10. Faut-il comprendre justice ou chemin de justice ? Dans le premier cas, l’Esprit révèle au croyant la glorification (ou la justification) du Christ mis en croix. Dans le second cas, il enseigne au croyant le chemin de justice car le Christ est parti vers le Père et on ne peut plus le voir et le suivre.
13. En 15,26 l’Esprit rendait témoignage. Ici, l’Esprit dira, il annoncera… Ces mots visent les signes, l’inspiration et les intuitions qui guident aussi bien les personnes que l’Église dans son ensemble. Jean pense d’abord au prophétisme chrétien : Mt 10,20 ; Ac 8,29 ; 10,19 ; 1Tim 4,1 et l’Apocalypse ch. 2-3 et 22,17.
L’Esprit n’a pas de message propre ; il se fait “esprit des prophètes”, et l’Apocalypse voit dans leurs messages le “témoignage (ou déclaration) de Jésus” (Ap 19,10). Voir encore : 1Co 14,32 ; 1Jn 4,1 ; Ap 22,6.

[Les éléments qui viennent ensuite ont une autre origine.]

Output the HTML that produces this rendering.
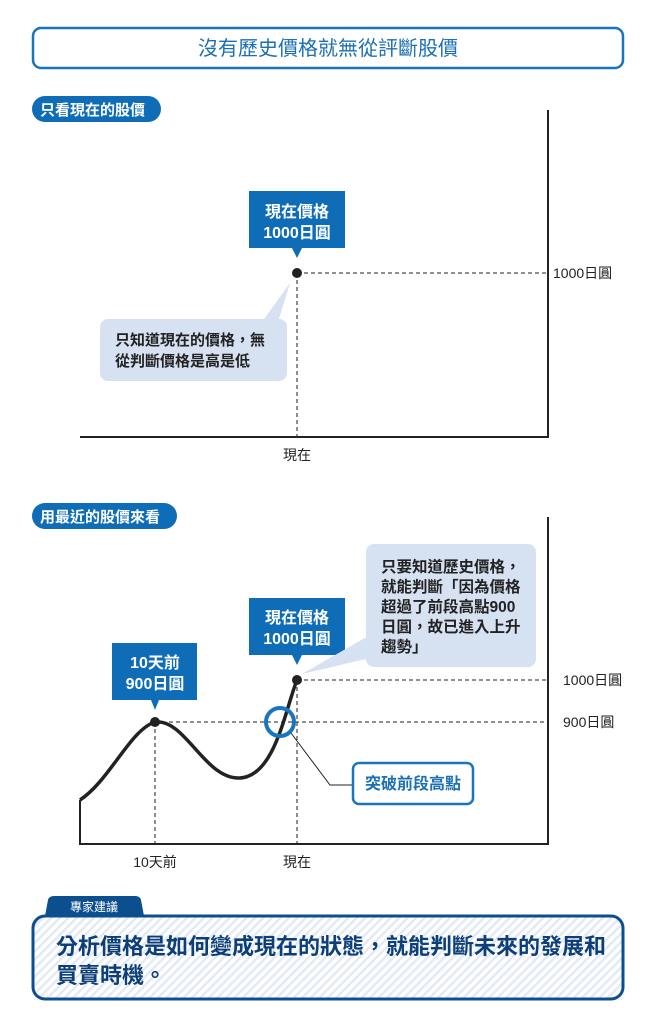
<!DOCTYPE html>
<html><head><meta charset="utf-8"><style>
body{margin:0;background:#fff;}
svg{display:block;font-family:"Liberation Sans","Noto Sans CJK TC",sans-serif;}
</style></head><body>
<svg width="655" height="1024" viewBox="0 0 655 1024">
<defs>
<pattern id="st" width="6" height="6" patternUnits="userSpaceOnUse" patternTransform="rotate(45)">
<rect width="6" height="6" fill="#fff"/><rect width="2.5" height="6" fill="#e3eaf5"/>
</pattern>
</defs>
<rect x="33" y="28" width="590" height="40" rx="8" fill="#fff" stroke="#1a75bc" stroke-width="2.5"/>
<text x="328" y="55" font-size="20" fill="#1a6fb5" text-anchor="middle">沒有歷史價格就無從評斷股價</text>
<rect x="32" y="96" width="129" height="26" rx="13" fill="#0f6db8"/>
<text x="40" y="115" font-size="15" font-weight="bold" fill="#fff">只看現在的股價</text>
<g stroke="#222" fill="none">
<path d="M548 110V437H80" stroke-width="2"/>
<path d="M297 273H548M297 273V437" stroke-width="1" stroke-dasharray="4,3"/>
</g>
<circle cx="297" cy="273" r="5" fill="#222"/>
<text x="553" y="278" font-size="14" fill="#222">1000日圓</text>
<text x="297" y="460" font-size="14" fill="#222" text-anchor="middle">現在</text>
<path d="M249 191H345V248H302L297 258L292 248H249Z" fill="#0f6db8"/>
<text x="297" y="217" font-size="16" font-weight="bold" fill="#fff" text-anchor="middle">現在價格</text>
<text x="297" y="238" font-size="16" font-weight="bold" fill="#fff" text-anchor="middle">1000日圓</text>
<path d="M262 322L290 283L278 322Z" fill="#d6e1f2"/>
<rect x="100" y="319" width="187" height="62" rx="8" fill="#d6e1f2"/>
<text x="115" y="345" font-size="15" font-weight="bold" fill="#222">只知道現在的價格，無</text>
<text x="115" y="366" font-size="15" font-weight="bold" fill="#222">從判斷價格是高是低</text>
<rect x="32" y="503" width="145" height="26" rx="13" fill="#0f6db8"/>
<text x="40" y="522" font-size="15" font-weight="bold" fill="#fff">用最近的股價來看</text>
<g stroke="#222" fill="none">
<path d="M548 517V844H80V800" stroke-width="2"/>
<path d="M297 680H548M155 722H548M155 722V844M297 680V844" stroke-width="1" stroke-dasharray="4,3"/>
<path d="M80 800C110 780 130 730 155 722C185 718 205 780 240 778C275 776 285 710 297 680" stroke-width="3.5"/>
<path d="M291 733L330 785H352" stroke-width="1"/>
</g>
<circle cx="155" cy="722" r="5" fill="#222"/>
<circle cx="297" cy="680" r="5" fill="#222"/>
<circle cx="280" cy="722" r="14" fill="none" stroke="#1a75bc" stroke-width="4"/>
<text x="563" y="685" font-size="14" fill="#222">1000日圓</text>
<text x="563" y="727" font-size="14" fill="#222">900日圓</text>
<text x="155" y="867" font-size="14" fill="#222" text-anchor="middle">10天前</text>
<text x="297" y="867" font-size="14" fill="#222" text-anchor="middle">現在</text>
<path d="M249 598H345V655H302L297 665L292 655H249Z" fill="#0f6db8"/>
<text x="297" y="623" font-size="16" font-weight="bold" fill="#fff" text-anchor="middle">現在價格</text>
<text x="297" y="644" font-size="16" font-weight="bold" fill="#fff" text-anchor="middle">1000日圓</text>
<path d="M112 643H197V700H159L155 710L151 700H112Z" fill="#0f6db8"/>
<text x="155" y="668" font-size="16" font-weight="bold" fill="#fff" text-anchor="middle">10天前</text>
<text x="155" y="689" font-size="16" font-weight="bold" fill="#fff" text-anchor="middle">900日圓</text>
<path d="M370 635L302 674L370 658Z" fill="#d6e1f2"/>
<rect x="366" y="544" width="170" height="123" rx="8" fill="#d6e1f2"/>
<g font-size="15.5" font-weight="bold" fill="#222">
<text x="381" y="572">只要知道歷史價格，</text>
<text x="381" y="592">就能判斷「因為價格</text>
<text x="381" y="612">超過了前段高點900</text>
<text x="381" y="632">日圓，故已進入上升</text>
<text x="381" y="652">趨勢」</text>
</g>
<rect x="353" y="763" width="120" height="41" rx="6" fill="#fff" stroke="#1a75bc" stroke-width="2.5"/>
<text x="413" y="789" font-size="16" font-weight="bold" fill="#1a6fb5" text-anchor="middle">突破前段高點</text>
<path d="M45 916L48 900Q49 896 54 896H135Q140 896 141 900L144 916Z" fill="#0c4f8f"/>
<text x="94" y="911" font-size="12" fill="#fff" text-anchor="middle">專家建議</text>
<rect x="33" y="916" width="590" height="83" rx="12" fill="url(#st)" stroke="#0c4f8f" stroke-width="3"/>
<text x="56" y="954" font-size="22" font-weight="bold" fill="#0c3f78">分析價格是如何變成現在的狀態，就能判斷未來的發展和</text>
<text x="56" y="983" font-size="22" font-weight="bold" fill="#0c3f78">買賣時機。</text>
</svg>
</body></html>
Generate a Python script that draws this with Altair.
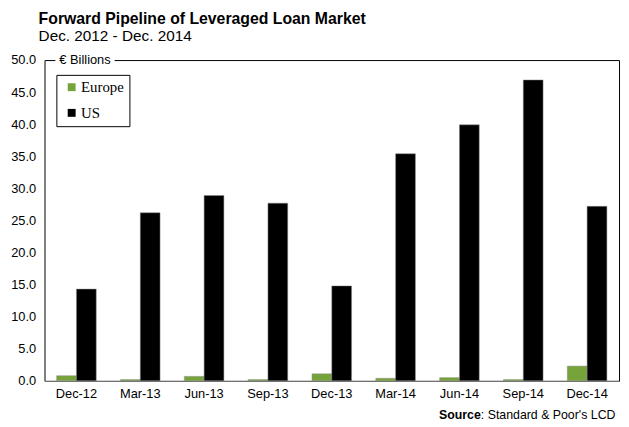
import altair as alt
import pandas as pd

quarters = ["Dec-12", "Mar-13", "Jun-13", "Sep-13", "Dec-13", "Mar-14", "Jun-14", "Sep-14", "Dec-14"]
europe = [0.8, 0.2, 0.7, 0.2, 1.1, 0.4, 0.5, 0.2, 2.3]
us = [14.3, 26.2, 28.9, 27.7, 14.8, 35.4, 39.9, 46.9, 27.2]
series = ["Europe", "US"]
colors = ["#76A33A", "#000000"]
y_ticks = [0, 5, 10, 15, 20, 25, 30, 35, 40, 45, 50]

rows = []
for q, e, u in zip(quarters, europe, us):
    rows.append({"quarter": q, "series": "Europe", "value": e})
    rows.append({"quarter": q, "series": "US", "value": u})
df = pd.DataFrame(rows)

FONT = "Liberation Sans"

bars = alt.Chart(df).mark_bar(stroke="#8a8a8a", strokeWidth=0.5).encode(
    x=alt.X("quarter:N", sort=quarters, title=None,
            scale=alt.Scale(paddingInner=0.38, paddingOuter=0.19),
            axis=alt.Axis(labelAngle=0, ticks=False, domainColor="#808080",
                          labelFont=FONT, labelFontSize=13, labelColor="#000000",
                          labelPadding=7)),
    xOffset=alt.XOffset("series:N", sort=series, scale=alt.Scale(paddingInner=0, paddingOuter=0)),
    y=alt.Y("value:Q", title=None,
            scale=alt.Scale(domain=[0, 50], nice=False),
            axis=alt.Axis(values=y_ticks, format=".1f", ticks=False, grid=False,
                          domainColor="#808080", labelFont=FONT, labelFontSize=13,
                          labelColor="#000000", labelPadding=9)),
    color=alt.Color("series:N", sort=series,
                    scale=alt.Scale(domain=series, range=colors),
                    legend=alt.Legend(title=None, orient="none", legendX=12, legendY=15,
                                      strokeColor="#000000", padding=5, symbolType="square",
                                      symbolSize=64, symbolStrokeWidth=0,
                                      symbolOffset=3, labelOffset=2,
                                      labelFont="Liberation Serif", labelFontSize=15,
                                      labelColor="#000000", rowPadding=10,
                                      fillColor="#ffffff")),
)

one = alt.Data(values=[{}])

cover = alt.Chart(one).mark_rect(color="#ffffff").encode(
    x=alt.value(11), x2=alt.value(71), y=alt.value(-3), y2=alt.value(3)
)
unit_label = alt.Chart(one).mark_text(
    text="€ Billions", font=FONT, fontSize=13, align="left", baseline="middle", color="#000000"
).encode(x=alt.value(15), y=alt.value(0))

title = alt.Chart(one).mark_text(
    text="Forward Pipeline of Leveraged Loan Market", font=FONT, fontSize=16,
    fontWeight="bold", align="left", baseline="alphabetic", color="#000000"
).encode(x=alt.value(-6), y=alt.value(-37))
subtitle = alt.Chart(one).mark_text(
    text="Dec. 2012 - Dec. 2014", font=FONT, fontSize=15.5,
    align="left", baseline="alphabetic", color="#000000"
).encode(x=alt.value(-6), y=alt.value(-19))

source_bold = alt.Chart(one).mark_text(
    text="Source", font=FONT, fontSize=12.5, fontWeight="bold",
    align="right", baseline="alphabetic", color="#000000"
).encode(x=alt.value(442), y=alt.value(364))
source_rest = alt.Chart(one).mark_text(
    text=": Standard & Poor's LCD", font=FONT, fontSize=12.5,
    align="left", baseline="alphabetic", color="#000000"
).encode(x=alt.value(442), y=alt.value(364))

chart = alt.layer(bars, cover, unit_label, title, subtitle, source_bold, source_rest).properties(
    width=582, height=325,
    autosize=alt.AutoSizeParams(type="none"),
    padding={"left": 37, "top": 50, "right": 2, "bottom": 44},
).configure_view(stroke="#000000", strokeWidth=1)

chart.save("out.html", embed_options={"renderer": "svg", "actions": False})
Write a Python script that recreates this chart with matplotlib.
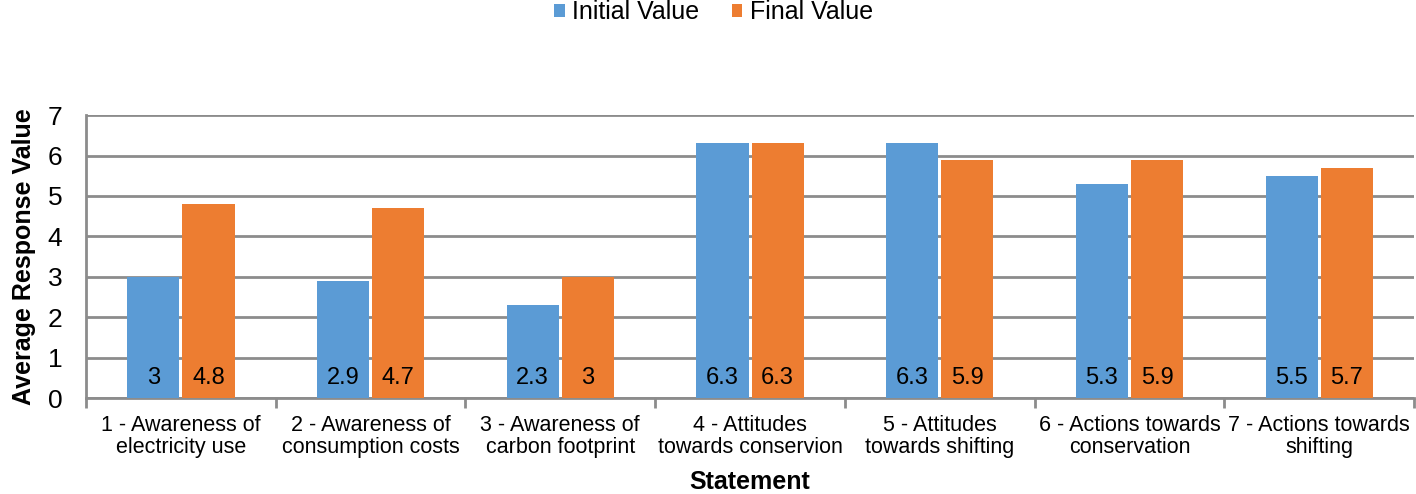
import numpy as np
import matplotlib
matplotlib.use('Agg')
from matplotlib import pyplot as plt

plt.rcParams['font.family'] = ['Liberation Sans', 'DejaVu Sans']

# Data
statements = ['1 - Awareness of\nelectricity use', '2 - Awareness of\nconsumption costs',
              '3 - Awareness of\ncarbon footprint', '4 - Attitudes\ntowards conservion',
              '5 - Attitudes\ntowards shifting', '6 - Actions towards\nconservation',
              '7 - Actions towards\nshifting']
initial_values = [3, 2.9, 2.3, 6.3, 6.3, 5.3, 5.5]
final_values = [4.8, 4.7, 3, 6.3, 5.9, 5.9, 5.7]

blue = '#5b9bd5'
orange = '#ed7d31'
grid_gray = '#8c8c8c'

fig = plt.figure(figsize=(14.16, 4.94), dpi=100)
ax = fig.add_axes([0.0607, 0.194, 0.938, 0.573])

x = np.arange(len(statements))
w = 0.275
gap = 0.008
b1 = ax.bar(x - w / 2 - gap, initial_values, w, color=blue, label='Initial Value', zorder=3)
b2 = ax.bar(x + w / 2 + gap, final_values, w, color=orange, label='Final Value', zorder=3)

for bars, vals in [(b1, initial_values), (b2, final_values)]:
    for bar, v in zip(bars, vals):
        ax.text(bar.get_x() + bar.get_width() / 2, 0.5, '{:g}'.format(v),
                ha='center', va='center', fontsize=17, zorder=4)

ax.set_ylim(0, 7)
ax.set_xlim(-0.5, len(statements) - 0.5)
ax.set_yticks(range(8))
ax.yaxis.grid(True, color=grid_gray, linewidth=2, zorder=0)
ax.tick_params(axis='y', length=0, labelsize=19, pad=17)

ax.set_xticks(x)
ax.set_xticklabels(statements, fontsize=15.5, linespacing=1.05)
ax.tick_params(axis='x', length=0, pad=12)
ax.set_xticks(np.arange(-0.5, len(statements)), minor=True)
ax.tick_params(axis='x', which='minor', length=7, width=2, color=grid_gray)

for s in ['top', 'right']:
    ax.spines[s].set_visible(False)
for s in ['left', 'bottom']:
    ax.spines[s].set_color(grid_gray)
    ax.spines[s].set_linewidth(2)

ax.set_ylabel('Average Response Value', fontsize=18, fontweight='bold', labelpad=8)
ax.set_xlabel('Statement', fontsize=18, fontweight='bold', labelpad=9)

fig.legend(loc='upper center', bbox_to_anchor=(0.504, 1.045), ncol=2, frameon=False,
           fontsize=18, handlelength=0.42, handleheight=0.42, handletextpad=0.3,
           columnspacing=1.3)

fig.savefig('out.png', dpi=100)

Les charismes prophétiques sont donc pour Jean un aspect important de la vie de l’Église. Nous avons rappelé dans le commentaire de He 7,1 le rôle décisif joué par les prophètes dans la formulation de la foi nouvelle. Ils donnaient une nouvelle interprétation des textes bibliques qui parfois nous déconcerte, mais que notre credo a reconnue. L’Apocalypse est le meilleur exemple de cette forme de prophétie, et il faudrait y ajouter les “discours” du présent évangile.